I suppose I could, like a good little politico, go on about how much I dislike the policies. & Lord, isn’t that fertile ground? I mean there’s the War that 2 million marched against, obviously; there PFI; there’s Academies; there’s the brutal acceptance of inequality; there’s the weird Soviet/Californian managerial hybrid of target driven marketisation which has so disfigured our public services; there’s stray ‘smallish’ polices like ASBOs and Respect which really get my goat. I could write a lot about all that and then sit back and feel what a clever, principled and unsullied Lefty I was.
But, let’s be honest, it’s not really about the policies as such for me.
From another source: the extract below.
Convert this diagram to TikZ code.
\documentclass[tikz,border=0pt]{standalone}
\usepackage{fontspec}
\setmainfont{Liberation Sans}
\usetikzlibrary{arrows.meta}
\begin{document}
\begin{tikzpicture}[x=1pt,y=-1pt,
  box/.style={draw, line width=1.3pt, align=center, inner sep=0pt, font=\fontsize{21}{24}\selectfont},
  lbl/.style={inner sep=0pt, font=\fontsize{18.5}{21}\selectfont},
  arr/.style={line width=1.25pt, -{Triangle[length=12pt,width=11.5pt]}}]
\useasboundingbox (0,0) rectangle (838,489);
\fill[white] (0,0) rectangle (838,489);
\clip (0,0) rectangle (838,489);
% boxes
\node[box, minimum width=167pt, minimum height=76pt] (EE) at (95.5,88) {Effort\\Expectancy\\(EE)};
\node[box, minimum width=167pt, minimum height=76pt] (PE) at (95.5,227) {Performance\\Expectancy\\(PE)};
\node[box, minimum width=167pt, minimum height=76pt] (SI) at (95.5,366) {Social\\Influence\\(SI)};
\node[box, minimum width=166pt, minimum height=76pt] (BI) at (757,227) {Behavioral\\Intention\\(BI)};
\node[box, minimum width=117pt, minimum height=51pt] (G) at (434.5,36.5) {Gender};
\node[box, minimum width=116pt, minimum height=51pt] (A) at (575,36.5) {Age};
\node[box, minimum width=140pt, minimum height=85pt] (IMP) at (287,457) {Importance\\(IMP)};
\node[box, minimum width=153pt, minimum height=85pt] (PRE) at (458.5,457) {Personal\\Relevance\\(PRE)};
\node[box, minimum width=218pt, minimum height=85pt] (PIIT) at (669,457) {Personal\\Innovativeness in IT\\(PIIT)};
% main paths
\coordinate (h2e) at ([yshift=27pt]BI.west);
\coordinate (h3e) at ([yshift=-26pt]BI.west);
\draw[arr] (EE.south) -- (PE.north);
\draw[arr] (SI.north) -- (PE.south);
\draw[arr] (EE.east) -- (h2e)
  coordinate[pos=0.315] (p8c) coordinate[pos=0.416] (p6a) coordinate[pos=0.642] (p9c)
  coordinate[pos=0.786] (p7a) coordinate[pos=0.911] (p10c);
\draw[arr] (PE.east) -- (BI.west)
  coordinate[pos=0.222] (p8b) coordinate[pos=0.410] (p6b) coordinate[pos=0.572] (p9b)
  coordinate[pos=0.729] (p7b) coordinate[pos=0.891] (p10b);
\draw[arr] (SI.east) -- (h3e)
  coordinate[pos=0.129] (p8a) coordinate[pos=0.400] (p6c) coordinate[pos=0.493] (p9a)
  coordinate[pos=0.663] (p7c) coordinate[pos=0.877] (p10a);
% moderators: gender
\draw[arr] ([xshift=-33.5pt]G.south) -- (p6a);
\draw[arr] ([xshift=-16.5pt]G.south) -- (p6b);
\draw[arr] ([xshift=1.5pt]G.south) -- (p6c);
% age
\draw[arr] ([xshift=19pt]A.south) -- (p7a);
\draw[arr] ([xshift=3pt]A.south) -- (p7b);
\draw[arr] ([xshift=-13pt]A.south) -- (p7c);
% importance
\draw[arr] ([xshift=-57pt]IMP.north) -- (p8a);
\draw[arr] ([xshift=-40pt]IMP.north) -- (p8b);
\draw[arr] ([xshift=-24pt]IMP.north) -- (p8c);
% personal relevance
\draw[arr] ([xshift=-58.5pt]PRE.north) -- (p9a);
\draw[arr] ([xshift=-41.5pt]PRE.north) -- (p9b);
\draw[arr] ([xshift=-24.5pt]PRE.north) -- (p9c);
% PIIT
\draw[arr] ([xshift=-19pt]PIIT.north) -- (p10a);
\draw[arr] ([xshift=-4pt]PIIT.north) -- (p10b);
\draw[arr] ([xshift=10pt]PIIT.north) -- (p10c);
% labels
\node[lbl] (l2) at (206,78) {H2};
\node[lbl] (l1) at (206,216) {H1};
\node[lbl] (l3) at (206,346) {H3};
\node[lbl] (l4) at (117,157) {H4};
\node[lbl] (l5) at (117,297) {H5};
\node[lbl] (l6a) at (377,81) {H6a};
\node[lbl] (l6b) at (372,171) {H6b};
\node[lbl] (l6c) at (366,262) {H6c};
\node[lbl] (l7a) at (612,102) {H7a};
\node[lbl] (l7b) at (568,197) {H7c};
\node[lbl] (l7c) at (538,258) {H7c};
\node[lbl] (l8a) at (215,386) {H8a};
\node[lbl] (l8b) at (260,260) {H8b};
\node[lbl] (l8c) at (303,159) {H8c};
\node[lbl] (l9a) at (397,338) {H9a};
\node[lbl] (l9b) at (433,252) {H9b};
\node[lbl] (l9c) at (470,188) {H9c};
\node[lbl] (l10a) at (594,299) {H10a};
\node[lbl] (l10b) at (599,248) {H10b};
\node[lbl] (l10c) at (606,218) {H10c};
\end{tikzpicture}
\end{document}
It’s tribal – it’s about the culture and the sociology. Labour no longer feels like my tribe. In fact it feels like the tribe that despises mine.
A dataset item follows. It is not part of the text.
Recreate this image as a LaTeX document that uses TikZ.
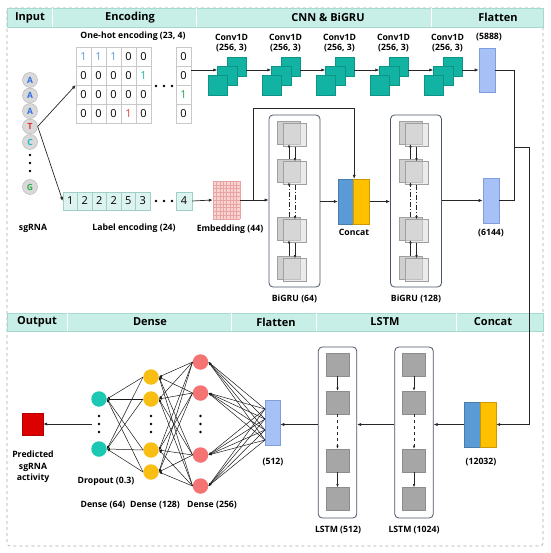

Let me explain. The old Labour Party was always a sociological alliance between, in the main, manual workers and middle class state-orientated Fabian social reformers. Both elements contained their 'Left' and 'Right', so Old Labour produced Bessie Braddock and Dennis Skinner, as well as Anthony Crosland and Tony Benn. So I could come from an apolitical but Labour voting unskilled manual household, get an education and a job in the welfare professions and still feel I was part of a particular tribe.
Thatcherism’s attitude to this tribe was more sophisticated than many allow. Sure, it smashed its characteristic modes of industrial and political representation in a fairly cold-blooded, direct way. But, sociologically, at least as important was the way it more or less self consciously split the tribe. ‘White Van Man’ it bribed with council house sales and utility privatisations; ‘public service person’ it demonised as someone determined to pursue provider capture, that is to run public services in the interests of the staff not the users. & New Labour inherited these broad sociological attitudes, unexamined. It didn't challenge them, it didn't try to put the tribe together again - it just continued the Thatcherite programme of stamping on its face, over and over again.
Which is why I'm always bemused by accusations leveled at the Blair/Brown government about excessive public spending. It very largely went on PFI scams as far as I can see. Or dodgy wars. Or kowtowing to the so called aspirational classes. Whatever else it did, it didn't rebuild my tribe.
But it's nice when someone else remembers the tribe. Which is why I'm more than prepared to give a big thumbs up to Hilary Wainwright's latest offering, “Public Service Reform…But Not As We Know It!”, an account of a genuine partnership with the Trades Unions in Newcastle Council intended to head off privatisation and improve services. Read the shortened article here, and buy the book here.
It's not the revolution, but its a good thing for the tribe.